Bis jetzt etwa prüft der Bundespräsident Gesetze nur dahingehend, ob sie verfassungskonform sind. Es könnte ihm dann aber einfallen, auch inhaltlich Kritik zu üben, er könnte sich entschließen, aktiv in Gesetzgebungsprozesse einzugreifen. Wer würde das einem Amtsinhaber verwehren wollen, der eine größere demokratische Legitimation besäße als jeder andere staatliche Repräsentant inklusive des Kanzlers oder der Kanzlerin?

Die Direktwahl würde somit das politisches System der Bundesrepublik auf den Kopf stellen. Sie würde die Weichen hin zu einer Präsidialdemokratie nach französischem Vorbild stellen. Das aber wollen auch die meisten Befürworter einer Direktwahl nicht.

Was aber soll die Direktwahl dann? Warum sollte das Volk mit großem Tamtam, mit echtem Wahlkampf, Fernsehduellen und allem was dazugehört einen Bundespräsidenten wählen, der ausschließlich repräsentative Aufgaben wahrnehmen soll?

Wenn dahinter der Versuch stehen sollte, dem Volk mehr demokratische Macht zu geben, dann ist das ein äußerst kläglicher Versuch. Da gibt es andere, bessere Möglichkeiten, ohne gleich die repräsentative Demokratie in Frage zu stellen.

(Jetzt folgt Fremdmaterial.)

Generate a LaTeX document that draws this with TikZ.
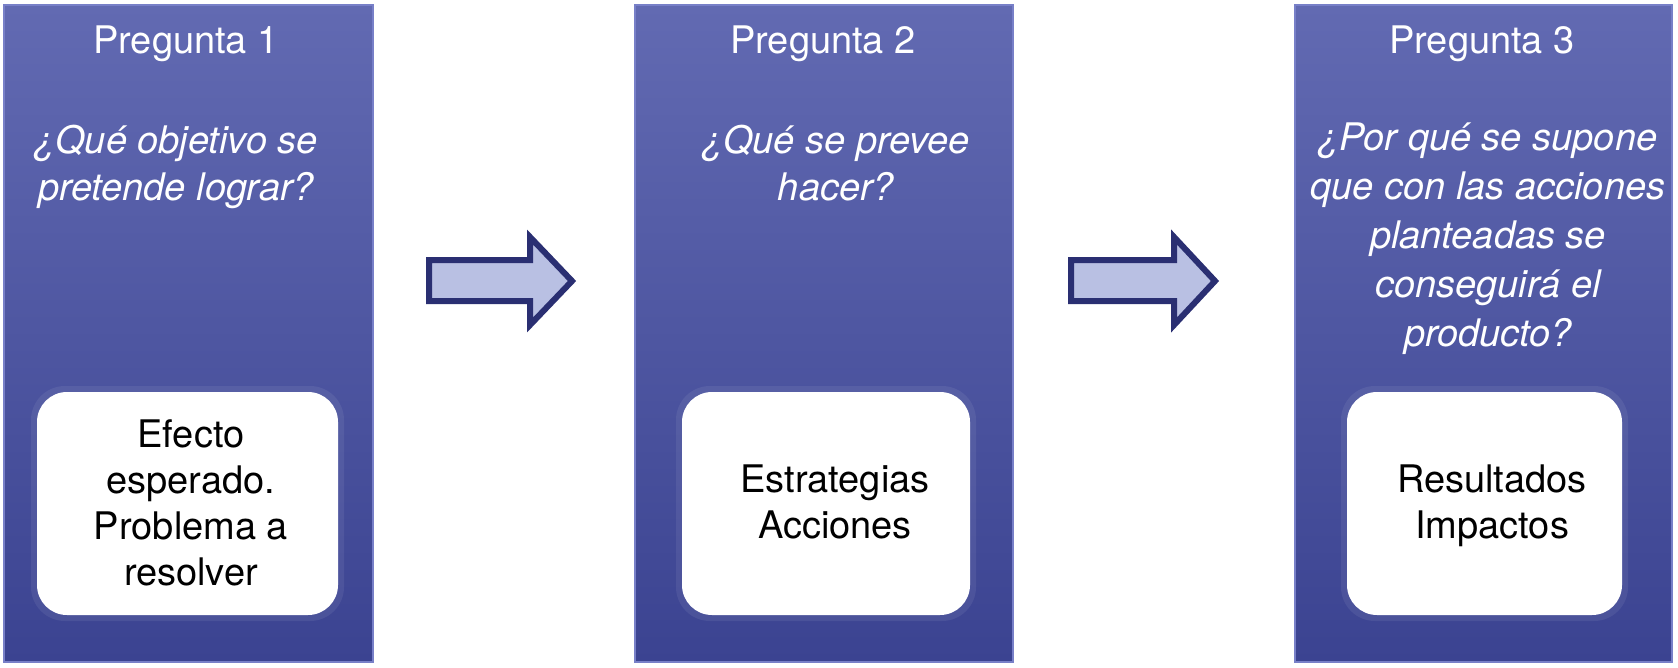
\documentclass[tikz,border=0pt]{standalone}
\usepackage{fontspec}
\setmainfont{TeX Gyre Heros}
\definecolor{boxtop}{RGB}{98,106,178}
\definecolor{boxbot}{RGB}{59,67,145}
\definecolor{boxedge}{RGB}{120,128,200}
\definecolor{arrfill}{RGB}{185,192,227}
\definecolor{arrdraw}{RGB}{42,47,114}
\begin{document}
\begin{tikzpicture}[x=1pt,y=-1pt,
  panel/.style={draw=boxedge,line width=1.5pt,top color=boxtop,bottom color=boxbot},
  halo/.style={fill=white,fill opacity=0.07,rounded corners=34pt},
  card/.style={fill=white,rounded corners=30pt},
  title/.style={text=white,font=\fontsize{38}{46}\selectfont,anchor=base,inner sep=0pt},
  question/.style={text=white,font=\fontsize{38}{47}\selectfont\itshape,align=center,anchor=base,inner sep=0pt},
  cardtext/.style={text=black,font=\fontsize{38}{46}\selectfont,align=center,anchor=base,inner sep=0pt},
  bigarrow/.style={fill=arrfill,draw=arrdraw,line width=6pt,line join=miter}]
\useasboundingbox (0,0) rectangle (1678,667);
% panels
\path[panel] (4,5) rectangle (373,662);
\path[panel] (635,5) rectangle (1013,662);
\path[panel] (1295,5) rectangle (1672,662);
% cards
\path[halo] (31,386) rectangle (344,621);
\path[card] (37,392) rectangle (338,615);
\path[halo] (676,386) rectangle (976,621);
\path[card] (682,392) rectangle (970,615);
\path[halo] (1341,386) rectangle (1628,621);
\path[card] (1347,392) rectangle (1622,615);
% titles
\node[title] (t1) at (186,53) {Pregunta 1};
\node[title] (t2) at (823,53) {Pregunta 2};
\node[title] (t3) at (1482,53) {Pregunta 3};
% questions
\node[question] (q1) at (176,200) {¿Qué objetivo se\\pretende lograr?};
\node[question] (q2) at (836,200) {¿Qué se prevee\\hacer?};
\node[question,font=\fontsize{38}{49}\selectfont\itshape] (q3) at (1488,346) {¿Por qué se supone\\que con las acciones\\planteadas se\\conseguirá el\\producto?};
% card texts
\node[cardtext] (c1) at (191,585) {Efecto\\esperado.\\Problema a\\resolver};
\node[cardtext] (c2) at (835,538) {Estrategias\\Acciones};
\node[cardtext] (c3) at (1492,538) {Resultados\\Impactos};
% arrows
\path[bigarrow] (429,260) -- (530,260) -- (530,237) -- (572,281) -- (530,325) -- (530,301) -- (429,301) -- cycle;
\path[bigarrow] (1071,260) -- (1174,260) -- (1174,237) -- (1215,281) -- (1174,325) -- (1174,301) -- (1071,301) -- cycle;
\end{tikzpicture}
\end{document}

Die Bürger könnten etwa mit ihrer Stimme die Zusammensetzung und Reihenfolge der Wahllisten der Parteien bestimmen. Das Gefühl, nichts ändern zu können, rührt unter anderem auch daher, dass auch nach einer Wahl die gleichen Gesichter in die Fernsehkameras lächeln wie vorher. Die Parteien machen intern aus, wer in der Politik was zu sagen hat.

Wer die Demokratie aufwerten will, muss den Parteien Macht nehmen und nicht einem zahnlosen Tiger noch die Krone aufsetzen - auf die Gefahr hin, dass dieser sie gegen ein neues Gebiss eintauscht.